Despite the unbidden stressors of quarantine, the amount of sales for each artist has remained surprisingly steady. However, for Lee the beginning of quarantine brought a sudden drop in purchases. 

“I think people we’re just shocked that all of this was happening and they really clamped down their wallets — which I completely understand,” Lee said. “But my personal sales so far have not actually suffered that badly. If anything people are stuck at home and they want something to make them happy, so they’re buying shirts. And I think they’re also trying to support small businesses and independent artists … and I really appreciate that.”

If you take a quick scroll down Bosco’s Instagram profile, you’d be greeted with muted, yet playful colors transformed into butterflies and serene women with gentle stares. Bosco, a watercolor artist based in Long Island, New York, describes her art as, “a reflection of the parts of myself that I can’t really express through words.”

She shared how a lot of her art relates to mental health, and this recent shutdown has put her own to the test. 

“Some stuff with my mom happened six months ago, and then I kind of healed from it. And then [the trauma] was brought back with this quarantine stuff, [but] it made me look at it differently,” Bosco said. “It made me realize that I’ve healed a lot more, so that’s been going into my art a lot — how much I’ve realized I’ve healed.”

Bosco has even found inspiration through the anxiety of quarantine — prompting creativity to make some new pieces. One of them is a black and white piece with a rainbow running through a pair of butterfly wings. 

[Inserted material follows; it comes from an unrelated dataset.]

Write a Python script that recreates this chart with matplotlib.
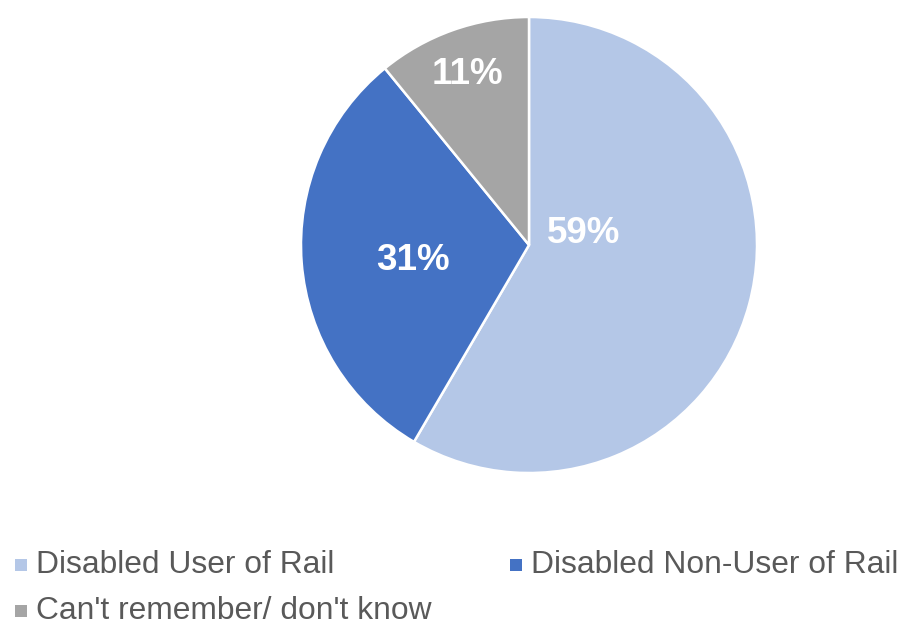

“Everything felt like, black and white … scary and unpredictable,” Bosco said. “So, I just put a rainbow, so there’s still hope and there’s still something good to focus on. Even if [everything] feels so out of place.”  

Similar to Bosco, Warwick, Rhode Island artist DiDomenico has also used this forced shut-in to release emotions many can relate to. DiDomenico — whose art exhibits minimalistic, hellish chaos using black and crimson red markers — has gotten more aggressive, yet empowered through his work. 

“I don’t know. I feel like I’ve done a lot more frustrated work out of quarantine … I was already home a lot anyway so I didn’t feel too affected at first. But it’s starting to,— you know, I’m sure it’s getting on everybody’s nerves.”

He said that despite the discontent of quarantine, he doesn’t feel like he’s changed much in his work. His intentions with his pieces were to represent the feelings of everyone — presenting an opportunity of relatability to his followers, showing them they’re not alone. 

One of the newer pieces he’s posted displays a stark black puppet held up by red strings. The caption reads, “AM I A PUPPET, OR A PERSON[?] I DO NOT FEEL IN CONTROL.” Underneath are comments proclaiming their love and relatability to the black eyed puppet ripping out it’s hair.